** start of Dataset excerpt **

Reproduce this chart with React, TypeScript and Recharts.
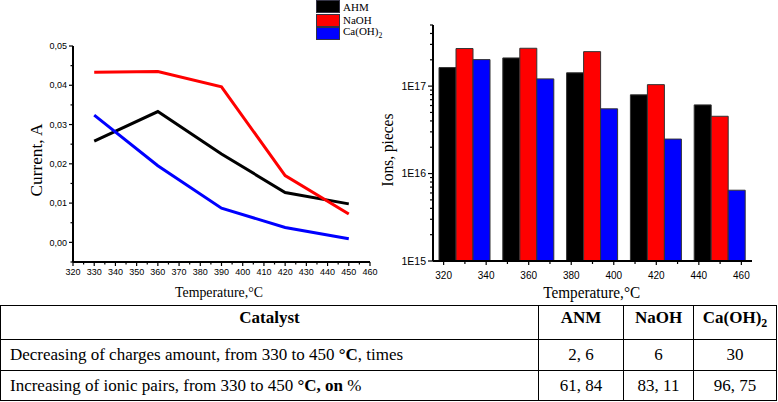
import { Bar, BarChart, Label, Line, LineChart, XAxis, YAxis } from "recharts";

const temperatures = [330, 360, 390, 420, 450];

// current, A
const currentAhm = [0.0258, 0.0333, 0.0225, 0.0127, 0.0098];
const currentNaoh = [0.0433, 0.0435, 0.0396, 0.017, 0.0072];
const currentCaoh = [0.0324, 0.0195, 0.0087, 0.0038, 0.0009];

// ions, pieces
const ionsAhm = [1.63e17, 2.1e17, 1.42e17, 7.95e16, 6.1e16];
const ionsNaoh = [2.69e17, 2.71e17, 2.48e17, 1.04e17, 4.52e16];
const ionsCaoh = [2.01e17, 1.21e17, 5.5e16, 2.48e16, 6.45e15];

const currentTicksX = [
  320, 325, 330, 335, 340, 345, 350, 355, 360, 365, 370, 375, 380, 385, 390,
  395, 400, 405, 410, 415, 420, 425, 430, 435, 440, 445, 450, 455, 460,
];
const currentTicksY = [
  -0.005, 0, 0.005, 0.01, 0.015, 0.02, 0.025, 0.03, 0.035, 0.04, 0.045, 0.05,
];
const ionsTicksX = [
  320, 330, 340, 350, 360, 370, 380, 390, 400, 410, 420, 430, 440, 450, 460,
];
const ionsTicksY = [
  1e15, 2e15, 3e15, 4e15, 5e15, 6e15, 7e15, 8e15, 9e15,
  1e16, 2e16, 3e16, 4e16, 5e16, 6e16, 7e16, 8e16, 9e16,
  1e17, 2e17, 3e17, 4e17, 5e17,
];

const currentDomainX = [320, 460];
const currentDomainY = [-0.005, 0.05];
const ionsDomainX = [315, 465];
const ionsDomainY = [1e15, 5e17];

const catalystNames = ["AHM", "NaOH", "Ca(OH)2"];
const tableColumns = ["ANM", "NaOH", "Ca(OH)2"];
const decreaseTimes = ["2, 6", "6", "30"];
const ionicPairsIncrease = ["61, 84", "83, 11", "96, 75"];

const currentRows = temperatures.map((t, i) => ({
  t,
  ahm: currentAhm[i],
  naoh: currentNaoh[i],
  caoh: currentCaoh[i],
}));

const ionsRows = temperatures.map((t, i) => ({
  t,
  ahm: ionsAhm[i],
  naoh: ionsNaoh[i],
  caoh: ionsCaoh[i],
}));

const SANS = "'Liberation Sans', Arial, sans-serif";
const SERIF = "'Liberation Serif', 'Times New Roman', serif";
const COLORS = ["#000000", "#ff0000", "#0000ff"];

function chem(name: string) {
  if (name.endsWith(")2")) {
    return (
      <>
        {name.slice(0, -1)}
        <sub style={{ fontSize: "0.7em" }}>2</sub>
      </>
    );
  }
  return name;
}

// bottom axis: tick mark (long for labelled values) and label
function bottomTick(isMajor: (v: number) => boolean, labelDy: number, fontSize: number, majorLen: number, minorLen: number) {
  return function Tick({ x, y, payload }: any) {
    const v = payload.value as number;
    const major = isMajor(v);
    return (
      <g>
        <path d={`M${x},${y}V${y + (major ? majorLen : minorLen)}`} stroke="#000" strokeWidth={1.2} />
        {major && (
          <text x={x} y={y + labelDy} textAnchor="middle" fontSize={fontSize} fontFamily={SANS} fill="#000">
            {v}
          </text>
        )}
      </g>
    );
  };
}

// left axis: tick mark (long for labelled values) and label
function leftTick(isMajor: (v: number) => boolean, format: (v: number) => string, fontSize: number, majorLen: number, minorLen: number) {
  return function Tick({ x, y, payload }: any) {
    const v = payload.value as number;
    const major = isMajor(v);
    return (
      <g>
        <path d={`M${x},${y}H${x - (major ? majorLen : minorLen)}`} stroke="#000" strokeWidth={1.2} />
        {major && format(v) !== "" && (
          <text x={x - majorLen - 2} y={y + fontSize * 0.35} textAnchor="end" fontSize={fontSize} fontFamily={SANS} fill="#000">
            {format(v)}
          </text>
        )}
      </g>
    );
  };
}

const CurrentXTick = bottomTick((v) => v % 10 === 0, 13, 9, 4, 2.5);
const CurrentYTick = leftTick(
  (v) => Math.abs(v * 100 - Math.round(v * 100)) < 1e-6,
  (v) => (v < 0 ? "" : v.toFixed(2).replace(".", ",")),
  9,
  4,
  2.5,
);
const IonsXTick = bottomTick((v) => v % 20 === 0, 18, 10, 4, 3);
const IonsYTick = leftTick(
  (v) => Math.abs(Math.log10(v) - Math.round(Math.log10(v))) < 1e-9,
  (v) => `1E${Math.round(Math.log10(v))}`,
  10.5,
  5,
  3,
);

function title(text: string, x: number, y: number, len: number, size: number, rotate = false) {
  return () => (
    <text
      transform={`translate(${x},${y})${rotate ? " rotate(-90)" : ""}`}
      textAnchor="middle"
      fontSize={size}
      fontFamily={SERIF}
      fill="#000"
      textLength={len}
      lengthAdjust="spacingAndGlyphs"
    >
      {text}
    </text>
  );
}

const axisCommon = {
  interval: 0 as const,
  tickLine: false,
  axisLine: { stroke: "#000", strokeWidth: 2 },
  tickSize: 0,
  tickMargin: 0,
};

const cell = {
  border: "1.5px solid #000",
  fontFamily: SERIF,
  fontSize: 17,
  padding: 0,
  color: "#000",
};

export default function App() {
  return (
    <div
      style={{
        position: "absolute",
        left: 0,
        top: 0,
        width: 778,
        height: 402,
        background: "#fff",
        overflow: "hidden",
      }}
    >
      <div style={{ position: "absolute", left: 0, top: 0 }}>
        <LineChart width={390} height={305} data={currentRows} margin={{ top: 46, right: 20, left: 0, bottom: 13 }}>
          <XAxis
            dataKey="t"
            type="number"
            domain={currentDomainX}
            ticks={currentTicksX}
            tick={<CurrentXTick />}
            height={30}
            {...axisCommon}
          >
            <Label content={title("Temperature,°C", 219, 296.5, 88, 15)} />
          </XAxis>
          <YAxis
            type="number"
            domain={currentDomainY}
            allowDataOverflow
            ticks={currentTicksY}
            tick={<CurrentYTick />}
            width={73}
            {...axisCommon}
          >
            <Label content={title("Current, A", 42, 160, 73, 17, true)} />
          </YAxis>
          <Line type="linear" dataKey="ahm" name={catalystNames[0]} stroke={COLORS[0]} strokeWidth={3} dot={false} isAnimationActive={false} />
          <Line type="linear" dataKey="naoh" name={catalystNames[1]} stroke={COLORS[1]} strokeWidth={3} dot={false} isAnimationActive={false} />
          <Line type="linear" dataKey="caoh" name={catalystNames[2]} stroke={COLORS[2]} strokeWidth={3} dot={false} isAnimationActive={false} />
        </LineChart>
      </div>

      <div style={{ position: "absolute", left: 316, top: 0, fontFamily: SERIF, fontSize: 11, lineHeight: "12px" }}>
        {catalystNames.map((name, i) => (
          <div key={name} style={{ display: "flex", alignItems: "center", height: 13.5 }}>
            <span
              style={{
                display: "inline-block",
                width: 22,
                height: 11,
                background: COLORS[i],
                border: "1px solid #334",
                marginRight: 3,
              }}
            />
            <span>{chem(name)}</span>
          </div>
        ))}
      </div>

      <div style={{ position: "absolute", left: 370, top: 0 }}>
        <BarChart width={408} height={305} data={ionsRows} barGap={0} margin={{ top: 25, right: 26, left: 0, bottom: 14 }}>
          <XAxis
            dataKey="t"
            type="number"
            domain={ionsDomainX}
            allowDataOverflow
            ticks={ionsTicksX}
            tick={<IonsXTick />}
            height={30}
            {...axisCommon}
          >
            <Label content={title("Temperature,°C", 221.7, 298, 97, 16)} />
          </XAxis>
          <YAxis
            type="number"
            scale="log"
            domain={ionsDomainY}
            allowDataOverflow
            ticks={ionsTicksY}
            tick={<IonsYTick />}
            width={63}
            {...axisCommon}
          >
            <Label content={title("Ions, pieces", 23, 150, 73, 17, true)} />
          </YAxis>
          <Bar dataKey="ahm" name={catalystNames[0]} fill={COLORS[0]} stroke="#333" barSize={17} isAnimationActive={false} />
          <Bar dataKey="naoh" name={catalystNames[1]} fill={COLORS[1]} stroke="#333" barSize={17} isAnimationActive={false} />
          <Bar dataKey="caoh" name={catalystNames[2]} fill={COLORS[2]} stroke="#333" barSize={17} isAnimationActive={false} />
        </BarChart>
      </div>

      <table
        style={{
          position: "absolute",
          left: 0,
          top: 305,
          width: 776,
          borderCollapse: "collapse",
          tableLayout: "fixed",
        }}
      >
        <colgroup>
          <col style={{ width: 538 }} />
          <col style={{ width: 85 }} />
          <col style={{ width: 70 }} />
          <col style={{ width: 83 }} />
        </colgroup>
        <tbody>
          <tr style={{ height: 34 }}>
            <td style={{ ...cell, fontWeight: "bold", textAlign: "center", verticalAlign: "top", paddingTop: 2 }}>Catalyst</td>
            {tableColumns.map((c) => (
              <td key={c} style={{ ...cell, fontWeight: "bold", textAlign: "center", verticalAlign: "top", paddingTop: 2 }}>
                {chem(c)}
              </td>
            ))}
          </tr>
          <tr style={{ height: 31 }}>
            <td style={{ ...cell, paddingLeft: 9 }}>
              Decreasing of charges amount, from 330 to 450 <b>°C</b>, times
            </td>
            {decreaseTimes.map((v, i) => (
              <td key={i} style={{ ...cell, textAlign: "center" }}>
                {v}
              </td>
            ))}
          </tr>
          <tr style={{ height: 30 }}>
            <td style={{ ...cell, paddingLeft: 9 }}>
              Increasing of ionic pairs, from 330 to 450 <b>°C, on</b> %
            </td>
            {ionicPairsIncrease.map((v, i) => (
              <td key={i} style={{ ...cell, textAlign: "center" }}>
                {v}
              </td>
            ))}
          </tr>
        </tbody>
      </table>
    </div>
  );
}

** end of Dataset excerpt **

#### Work to complete
Copy nothing but the lines from the top of the data down to the line containing "const temperatures = [330, 360, 390, 420, 450];", and leave the pictures out.

#### Response to this task
Reproduce this chart with React, TypeScript and Recharts.
import { Bar, BarChart, Label, Line, LineChart, XAxis, YAxis } from "recharts";

const temperatures = [330, 360, 390, 420, 450];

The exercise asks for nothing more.